Introducing TextImage Augmentation for Document Images
read at source ↗ huggingface.co
Introducing TextImage Augmentation for Document Images
Source: HuggingFace Date: 2024-08-06 URL: https://huggingface.co/blog/doc_aug_hf_alb
Summary
Library update: HuggingFace and Albumentations AI introduce TextImage augmentation into the Albumentations library — a multimodal augmentation that simultaneously modifies both document image content and the corresponding text labels. Supports random word swap, deletion, and insertion on selected text lines, then inpaints the modified regions back into the document. Designed for VLM fine-tuning on document datasets where standard image augmentations would corrupt text readability. No benchmarks; tutorial-focused.
Implications
Transformers library trajectory. Document understanding is an increasingly important VLM use case (OCR, form parsing, invoice extraction), and training data scarcity is the bottleneck.

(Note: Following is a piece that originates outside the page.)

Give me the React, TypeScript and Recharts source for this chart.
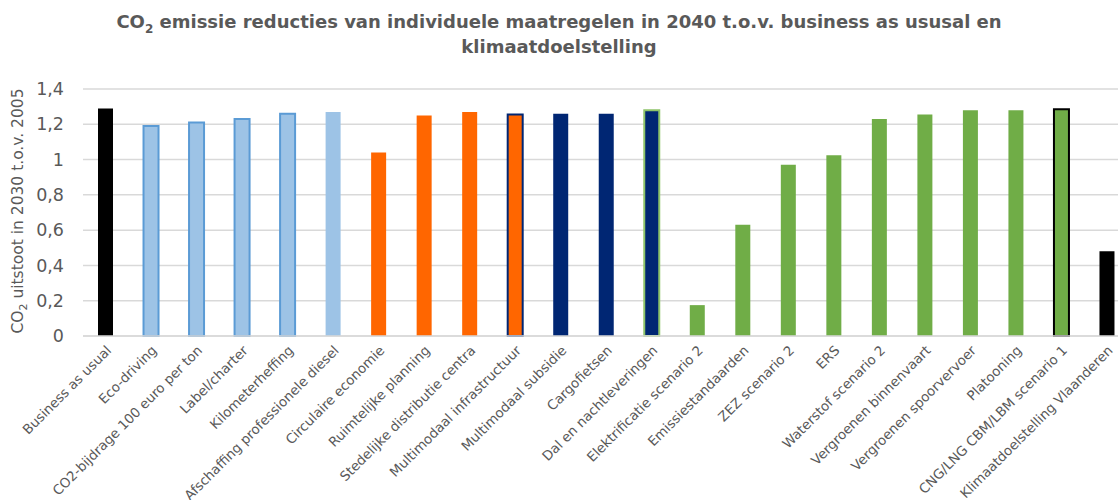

TextImage augmentation directly addresses that by expanding small document datasets without corrupting label fidelity — a practical tool for anyone building document VLM fine-tunes.
Open-weights ecosystem health. The HF × Albumentations collaboration pattern — integrating ML-specific augmentations into an established computer vision library — is a healthy ecosystem signal: specialized tools are being built on top of community-maintained libraries rather than reinvented inside model-specific codebases.